Dr Amy McCart Reed is a Senior Research Fellow at the UQ Centre for Clinical Research and has been a driving force behind Queensland Genomics’ Breast Cancer clinical project. After working in breast cancer research for the past 11 years, Amy’s goal is to ensure genomics becomes part of the standard of care for breast cancer patients – and she is excited to be a part of this change.

What attracted you to working in science?

I was always curious as a child and interested in biology. For a while there I was going to be a botanist. I was always collecting things from outside and had a microscope from a young age. I always wanted to know how living things worked or why they sometimes didn’t work.

What inspired you to pursue a career in cancer research?

I was always really interested in cancer. I could never understand how someone who looked completely fine on the outside was suddenly told they were sick – and then their health could just deteriorate from there. I could never reconcile that, so I just wanted to learn more and see if there was some way I could make a difference. Before moving into breast cancer research I worked on colorectal cancer in the UK for almost five years.

What do you think it would mean to breast cancer patients for genomics to be incorporated into standard of care?

In the conversations I’ve had with breast cancer patients and advocates, it’s clear that more definitive testing would be welcomed, because there’s still an element of uncertainty.

We do the best we can with what we currently have in terms of diagnostics. But because breast cancer is such a heterogeneous disease, what we don’t have is clear outcomes for individual patients.

Broad numbers are used all the time and a patient just doesn’t know what category they will fall into. We say 90% of breast cancer patients will survive five years beyond diagnosis – but they don’t know if they are one of the 90% or if they will be one of the 10%. A more personalised outlook would be very welcomed.

The more we research the more we understand that no two breast cancers are the same – breast cancer is actually a lot of different diseases. If we can improve outcomes for even one patient that would be great.

It would be ideal if one day we could be in a position where we can target the right drug for a patient, so that any of the unwanted side effects they endure would be for the right reason.

What do you get up to when you’re not in the office?

When I’m not in the office or in the lab, you’ll probably find me running after my two children. I love spending time with my family and have two lovely girls, Violet (11) and Vivienne (8). I also love the outdoors – when I get the opportunity I love to go bushwalking.

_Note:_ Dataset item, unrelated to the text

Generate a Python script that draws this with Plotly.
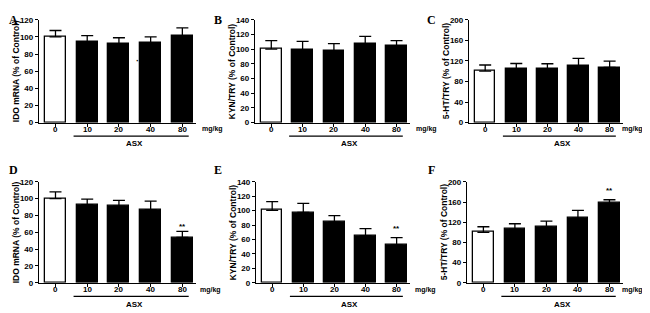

Who has inspired you in your life and why?

The women in my family have definitely been an inspiration, their strength and determination has inspired me to challenge many barriers faced by women.

My grandmother became a single parent in the early 1960s but couldn’t get a job anywhere in Brisbane. Never one to give up easily, she wrote a letter to the Courier Mail questioning how someone who had been in the women’s air force, and who was trying to make a living for her family, was not able to get a job. Myer saw her letter in the paper and gave her a job – and she worked there for the next 30 years or so. I feel very privileged to be in a world where career choices for women are not anywhere as limited as they were for my mother and grandmother. I’m actually the first person in my family line to finish high school, let alone go to university and get a PhD.

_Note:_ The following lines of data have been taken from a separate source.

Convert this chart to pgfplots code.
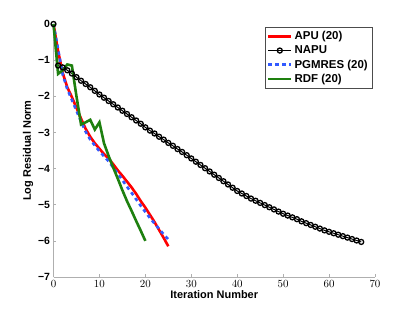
\documentclass[border=0pt]{standalone}
\usepackage{fontspec}
\setmainfont{Liberation Sans}
\usepackage{pgfplots}
\pgfplotsset{compat=1.18}
\definecolor{rdfgreen}{RGB}{30,128,15}
\definecolor{pgblue}{RGB}{50,90,255}
\definecolor{axgray}{RGB}{175,175,175}
\begin{document}
\begin{tikzpicture}
\begin{axis}[
  at={(0,0)}, anchor=south west,
  scale only axis, width=321.5bp, height=253bp,
  xmin=0, xmax=70, ymin=-7, ymax=0,
  axis lines*=left,
  axis line style={axgray, line width=0.9bp},
  every tick/.style={axgray, line width=0.7bp},
  major tick length=3bp,
  tick align=inside,
  xtick={0,10,...,70},
  ytick={-7,-6,...,0},
  yticklabels={−7,−6,−5,−4,−3,−2,−1,0},
  tick label style={font=\fontsize{10.5}{12}\selectfont\bfseries, text=black},
  xlabel={Iteration Number},
  ylabel={Log Residual Norm},
  label style={font=\fontsize{11}{12}\selectfont\bfseries},
  xlabel style={yshift=4bp},
  ylabel style={yshift=-2bp},
  clip=false,
  legend style={at={(rel axis cs:0.991,0.989)}, anchor=north east,
    font=\fontsize{11.5}{13}\selectfont\bfseries, draw=black!70, line width=0.6bp,
    inner xsep=2bp, inner ysep=2.5bp, row sep=0.5bp, cells={anchor=west}},
  legend image code/.code={\draw[mark repeat=2,mark phase=2,#1] plot coordinates {(0bp,0bp) (11.5bp,0bp) (23bp,0bp)};},
]
\addplot[red, line width=2.6bp] coordinates {
(0,0) (1,-0.75) (2,-1.35) (3,-1.75) (4,-2.02) (5,-2.32) (6,-2.62) (7,-2.9) (8,-3.12) (9,-3.3)
(10,-3.45) (11,-3.6) (12,-3.72) (13,-3.88) (14,-4.05) (15,-4.2) (16,-4.36) (17,-4.52) (18,-4.7)
(19,-4.9) (20,-5.08) (21,-5.28) (22,-5.48) (23,-5.7) (24,-5.92) (25,-6.15)};
\addlegendentry{APU (20)}
\addplot[black, line width=1bp, mark=o, mark size=2.5bp, mark options={line width=1.3bp}] coordinates {
(0,0) (1,-1.15) (2,-1.2) (3,-1.28) (4,-1.37) (5,-1.47) (6,-1.57) (7,-1.66) (8,-1.75) (9,-1.85)
(10,-1.95) (11,-2.04) (12,-2.13) (13,-2.22) (14,-2.31) (15,-2.4) (16,-2.49) (17,-2.58) (18,-2.67)
(19,-2.76) (20,-2.86) (21,-2.95) (22,-3.03) (23,-3.12) (24,-3.2) (25,-3.29) (26,-3.37) (27,-3.46)
(28,-3.54) (29,-3.63) (30,-3.72) (31,-3.81) (32,-3.9) (33,-3.99) (34,-4.08) (35,-4.17) (36,-4.26)
(37,-4.35) (38,-4.44) (39,-4.53) (40,-4.62) (41,-4.69) (42,-4.76) (43,-4.83) (44,-4.89) (45,-4.95)
(46,-5.01) (47,-5.07) (48,-5.13) (49,-5.19) (50,-5.25) (51,-5.3) (52,-5.35) (53,-5.4) (54,-5.46)
(55,-5.51) (56,-5.56) (57,-5.61) (58,-5.66) (59,-5.71) (60,-5.75) (61,-5.79) (62,-5.83) (63,-5.87)
(64,-5.91) (65,-5.95) (66,-5.99) (67,-6.03)};
\addlegendentry{NAPU}
\addplot[pgblue, line width=2.6bp, dash pattern=on 3.5bp off 3.5bp] coordinates {
(0,0) (1,-0.7) (2,-1.4) (3,-1.8) (4,-2.1) (5,-2.4) (6,-2.7) (7,-2.98) (8,-3.2) (9,-3.36)
(10,-3.52) (11,-3.66) (12,-3.8) (13,-3.97) (14,-4.14) (15,-4.32) (16,-4.5) (17,-4.67) (18,-4.85)
(19,-5.03) (20,-5.2) (21,-5.37) (22,-5.52) (23,-5.67) (24,-5.82) (25,-5.96)};
\addlegendentry{PGMRES (20)}
\addplot[rdfgreen, line width=2.6bp] coordinates {
(0,0) (1,-1.38) (2,-1.28) (3,-1.12) (4,-1.15) (5,-2.0) (6,-2.78) (7,-2.72) (8,-2.65) (9,-2.92)
(10,-2.72) (11,-3.3) (12,-3.65) (13,-3.97) (14,-4.28) (15,-4.6) (16,-4.9) (17,-5.17) (18,-5.45)
(19,-5.72) (20,-6.0)};
\addlegendentry{RDF (20)}
\end{axis}
\path[use as bounding box] (-53.5bp,-35bp) rectangle (361.5bp,277bp);
\end{tikzpicture}
\end{document}
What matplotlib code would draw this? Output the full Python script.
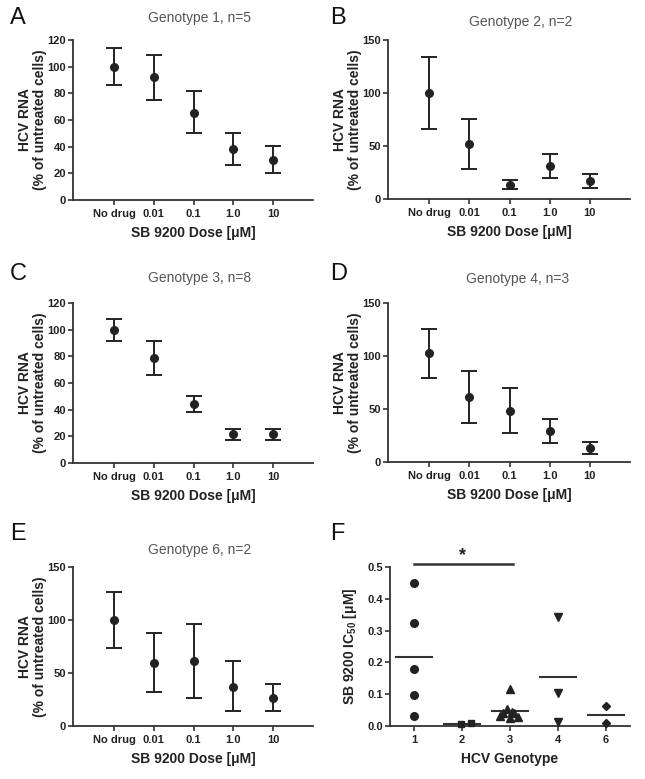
import numpy as np
import matplotlib
matplotlib.use("Agg")
import matplotlib.pyplot as plt

plt.rcParams['font.family'] = ['Liberation Sans', 'DejaVu Sans']
plt.rcParams['mathtext.fontset'] = 'custom'
plt.rcParams['mathtext.rm'] = 'Liberation Sans'
plt.rcParams['mathtext.bf'] = 'Liberation Sans:bold'

# dose-response panels A-E
doses = ["No drug", "0.01", "0.1", "1.0", "10"]

titles = ["Genotype 1, n=5", "Genotype 2, n=2", "Genotype 3, n=8",
          "Genotype 4, n=3", "Genotype 6, n=2"]
letters = ["A", "B", "C", "D", "E"]

mean_a = [100, 92, 65.5, 38, 30]
low_a = [86, 75, 50, 26, 20]
high_a = [114.3, 109, 81.5, 50, 40.5]

mean_b = [100, 52, 13.5, 30.7, 16.8]
low_b = [66.5, 28.6, 9.7, 19.5, 10.3]
high_b = [133.7, 75.3, 17.5, 42, 23.5]

mean_c = [99.5, 78.8, 44.5, 21.5, 21.5]
low_c = [91.6, 66, 38, 17.5, 17.3]
high_c = [107.8, 91.2, 50.5, 25.8, 25.8]

mean_d = [102.5, 61, 48, 29.2, 13.2]
low_d = [79.5, 36.5, 27.5, 18, 7.8]
high_d = [125.8, 86, 69.5, 40.6, 18.6]

mean_e = [100, 59.8, 61, 37, 26.8]
low_e = [74, 32, 26, 13.8, 13.8]
high_e = [126.5, 87.8, 96, 61, 40]

ymax = [120, 150, 120, 150, 150]
ystep = [20, 50, 20, 50, 50]

# panel F: IC50 per genotype
genotypes = ["1", "2", "3", "4", "6"]
ic50_g1 = [0.45, 0.325, 0.18, 0.099, 0.031]
ic50_g2 = [0.006, 0.008]
ic50_g3 = [0.115, 0.052, 0.045, 0.040, 0.040, 0.031, 0.024, 0.027]
ic50_g4 = [0.344, 0.105, 0.013]
ic50_g6 = [0.0625, 0.008]

# horizontal scatter of the points inside each column
jit_g1 = [0, 0, 0, 0, 0]
jit_g2 = [-0.02, 0.19]
jit_g3 = [0.0, -0.06, 0.04, 0.09, -0.14, -0.21, -0.01, 0.17]
jit_g4 = [0, 0, 0]
jit_g6 = [0, 0]

dark = "#222222"
axcol = "#333333"

fig = plt.figure(figsize=(6.45, 7.79), dpi=100)
W, H = 645.0, 779.0


def px_axes(left, top, right, bottom):
    return fig.add_axes([left / W, 1 - bottom / H, (right - left) / W,
                         (bottom - top) / H])


def style_axes(ax):
    for s in ["top", "right"]:
        ax.spines[s].set_visible(False)
    for s in ["left", "bottom"]:
        ax.spines[s].set_linewidth(1.3)
        ax.spines[s].set_color(axcol)
    ax.tick_params(direction="out", length=3.5, width=1.2, color=axcol,
                   labelsize=8, pad=1.5, labelcolor=dark)
    ax.tick_params(axis="x", pad=3)
    for lab in ax.get_xticklabels() + ax.get_yticklabels():
        lab.set_fontweight("bold")


boxes = [(73, 40, 313, 200), (388, 40, 630, 199),
         (73, 303, 313, 463), (388, 303, 630, 462),
         (73, 567, 313, 726)]
title_pos = [(200, 18), (521, 22), (200, 278), (518, 279), (200, 550)]
letter_pos = [(10, 18), (330, 18), (10, 274), (330, 274), (10, 534)]

means = [mean_a, mean_b, mean_c, mean_d, mean_e]
lows = [low_a, low_b, low_c, low_d, low_e]
highs = [high_a, high_b, high_c, high_d, high_e]

for i in range(5):
    ax = px_axes(*boxes[i])
    x = np.arange(len(doses))
    m = np.array(means[i])
    err = [m - np.array(lows[i]), np.array(highs[i]) - m]
    ax.errorbar(x, m, yerr=err, fmt="o", color=dark, ms=5.5, capsize=6,
                elinewidth=1.4, capthick=1.4)
    ax.set_xlim(-1.03, 5.0)
    ax.set_ylim(0, ymax[i])
    ax.set_yticks(np.arange(0, ymax[i] + 1, ystep[i]))
    ax.set_xticks(x)
    ax.set_xticklabels(doses)
    style_axes(ax)
    ax.set_xlabel("SB 9200 Dose [\u03bcM]", fontsize=10, fontweight="bold",
                  color=dark, labelpad=5)
    ax.set_ylabel("HCV RNA\n(% of untreated cells)", fontsize=10,
                  fontweight="bold", color=dark, linespacing=1.1)
    ax.yaxis.set_label_coords(-0.108, 0.5)
    fig.text(title_pos[i][0] / W, 1 - title_pos[i][1] / H, titles[i],
             ha="center", va="center", fontsize=10, color="#555555")
    fig.text(letter_pos[i][0] / W, 1 - letter_pos[i][1] / H, letters[i],
             ha="left", va="center", fontsize=17, color="#111111")

# panel F
ax = px_axes(390, 567, 630, 726)
groups = [ic50_g1, ic50_g2, ic50_g3, ic50_g4, ic50_g6]
jits = [jit_g1, jit_g2, jit_g3, jit_g4, jit_g6]
marks = ["o", "s", "^", "v", "D"]
sizes = [5.5, 5, 5.5, 5.5, 4.5]
for k, vals in enumerate(groups):
    xs = k + np.array(jits[k])
    ax.plot(xs, vals, linestyle="none", marker=marks[k], ms=sizes[k],
            color=dark, clip_on=False, zorder=3)
    mu = np.mean(vals)
    ax.plot([k - 0.37, k + 0.37], [mu, mu], color=axcol, lw=1.5,
            zorder=2)
ax.plot([0, 2.06], [0.51, 0.51], color=axcol, lw=1.8, clip_on=False)
ax.text(1.02, 0.535, "*", ha="center", va="center", fontsize=13,
        fontweight="bold", color=dark)
ax.set_xlim(-0.5, 4.5)
ax.set_ylim(0, 0.5)
ax.set_yticks(np.arange(0, 0.51, 0.1))
ax.set_yticklabels(["%.1f" % v for v in np.arange(0, 0.51, 0.1)])
ax.set_xticks(np.arange(len(genotypes)))
ax.set_xticklabels(genotypes)
style_axes(ax)
ax.set_xlabel("HCV Genotype", fontsize=10, fontweight="bold", color=dark,
              labelpad=5)
ax.set_ylabel("SB 9200 IC$_{\\mathbf{50}}$ [\u03bcM]",
              fontsize=10, fontweight="bold", color=dark)
ax.yaxis.set_label_coords(-0.13, 0.5)
fig.text(330 / W, 1 - 534 / H, "F", ha="left", va="center", fontsize=17,
         color="#111111")

fig.savefig("out.png", dpi=100)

In my career, Sunil Lakhani has been an amazing mentor and taught me a lot. I have mostly appreciated his ‘big picture perspective’ as he brings knowledge and an understanding of both the clinical and research areas to the work he does. When I started working in his group I swiftly realised that the clinical relevance of any scientific finding is what we are here to investigate – with the goal of benefiting patients now and in the future.

What are your thoughts on gender equality in science?

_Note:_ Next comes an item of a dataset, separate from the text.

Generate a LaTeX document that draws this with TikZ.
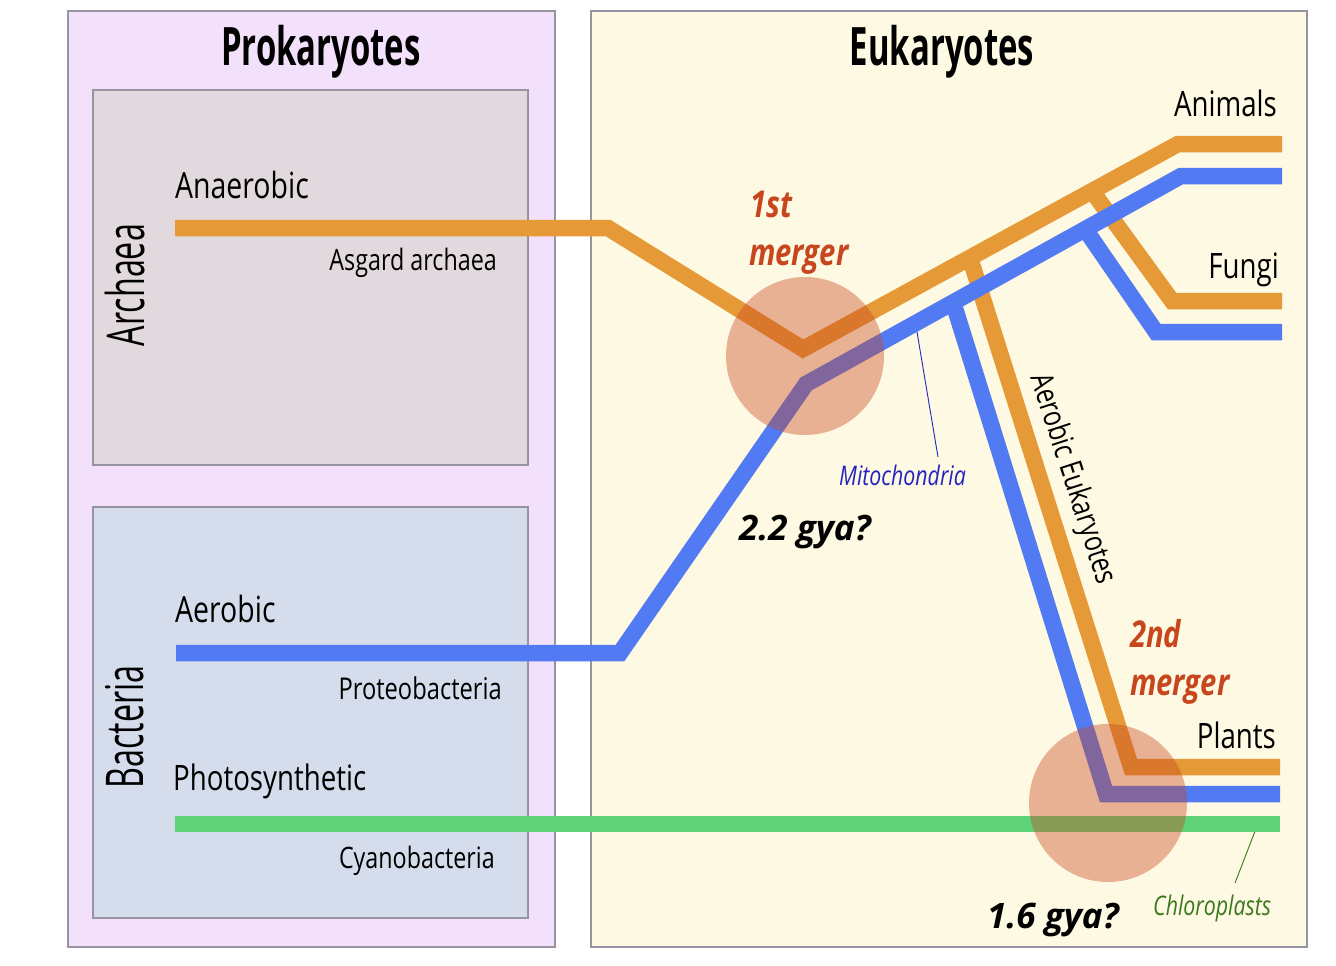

I am really passionate about gender balance in the workforce in general. I’ve been involved in the Athena Sage drive here at The University of Queensland to help address gender balance issues.

I’m also part of the career development committee at UQCCR as I think some of the issues of gender equality and career development are interrelated. Navigating the future can be daunting at times for researchers, especially if you are a woman.

As a woman who has taken time out of my career to have children and worked part-time for a period of time, I’m a living example that it doesn’t have to mean you’re out of the game. All you need is the right support, which I have definitely received while working in the Lakhani group at UQCCR.